Thursday, March 10, 2005

Laser co-inventor wins religion award

As someone who initially studied physics in college before turning to the arts (after hitting a brick wall named calculus), I found this article not only intriguing but also heartening. My passion in physics at the time was in the fields of holography, lasers and optics.


Laser co-inventor wins religion award
(AP - March 9, 2005)

NEW YORK - Charles Townes, co-inventor of the laser and a Nobel Prize winner in physics, was named Wednesday as the recipient of a religion award billed as the world’s richest annual prize.

Townes, 89, a professor at the University of California, Berkeley, won the Templeton Prize for Progress Toward Research or Discoveries about Spiritual Realities. The award is worth 795,000 British pounds — more than $1.5 million — and Townes was honored for talks and writings about the importance of relating science and religion.

He first addressed that topic in 1964, the same year he shared the Nobel with two Russians for research on principles underlying the laser (light amplification by stimulated emission of radiation) and maser (microwave amplification by stimulated emission of radiation).

Townes said in remarks prepared for the announcement that his first talk about religion, to the men’s Bible class of New York City’s Riverside Church, was later published in IBM’s Think magazine and the Massachusetts Institute of Technology alumni magazine.

After the second article, a prominent alumnus threatened to cease all involvement with MIT if anything like it were ever published again, Townes said. He also recalled that, years before, his doctoral adviser at California Institute of Technology “jumped on me for being religiously oriented.”

“Many people don’t realize that science basically involves assumptions and faith.

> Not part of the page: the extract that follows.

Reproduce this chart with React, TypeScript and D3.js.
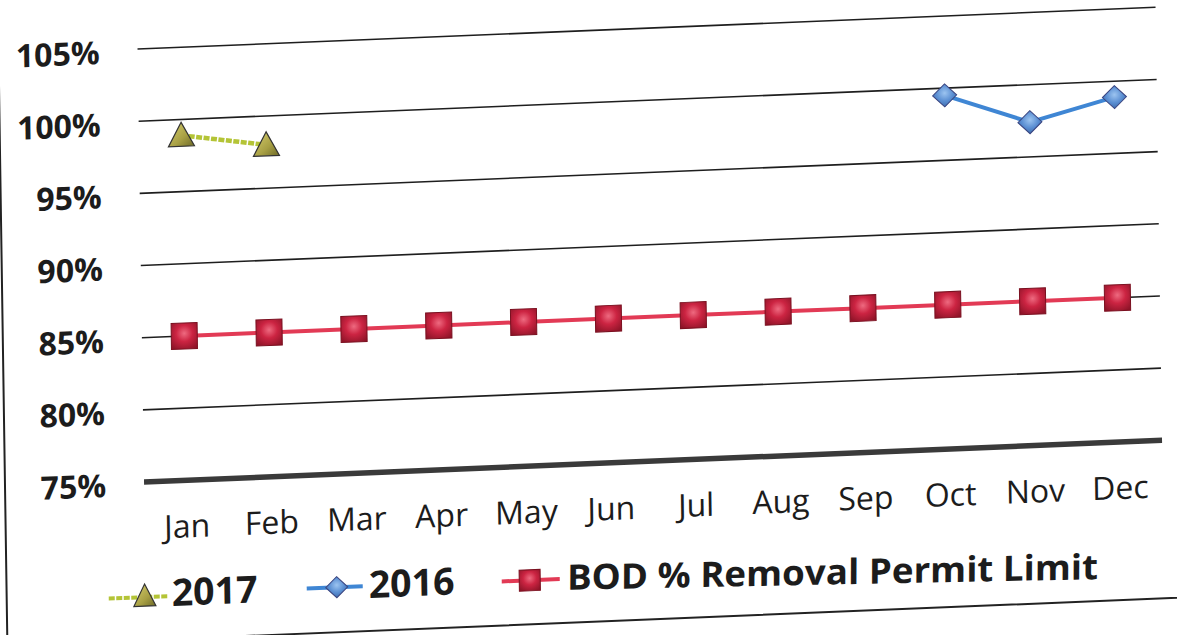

But nothing is absolutely proved,” Townes said. “Wonderful things in both science and religion come from our efforts based on observations, thoughtful assumptions, faith and logic.”

He has compared his flash 1951 discovery of maser principles, while sitting on park bench in Washington, D.C., with the revelations depicted in the Bible.

Townes said that, with findings of modern physics, it “seems extremely unlikely” that the existence of life and humanity are “just accidental,” which inevitably raises religious questions about whether the universe was planned.

A native of Greenville, S.C., Townes graduated from local Furman University before earning graduate degrees at Duke University and Caltech. He was a Bell Labs radar researcher during World War II and taught at Columbia University and MIT.

In 1961, Townes began another long-running interest, using optical searches for intelligent life elsewhere in the universe.

Townes receives the prize May 4 in a private ceremony at London’s Buckingham Palace.

He plans to donate a major portion of the money to Furman University, the Pacific School of Religion, the Center for Theology and the Natural Sciences, the Berkeley Ecumenical Chaplaincy to the Homeless and Berkeley’s First Congregational Church.

The Templeton Foundation of West Conshohocken, Pa., which sponsors various projects on science and religion, was founded by mutual funds entrepreneur Sir John M. Templeton.

Until 2002, its annual award was known as the Templeton Prize for Progress in Religion. The first went to Mother Teresa in 1973.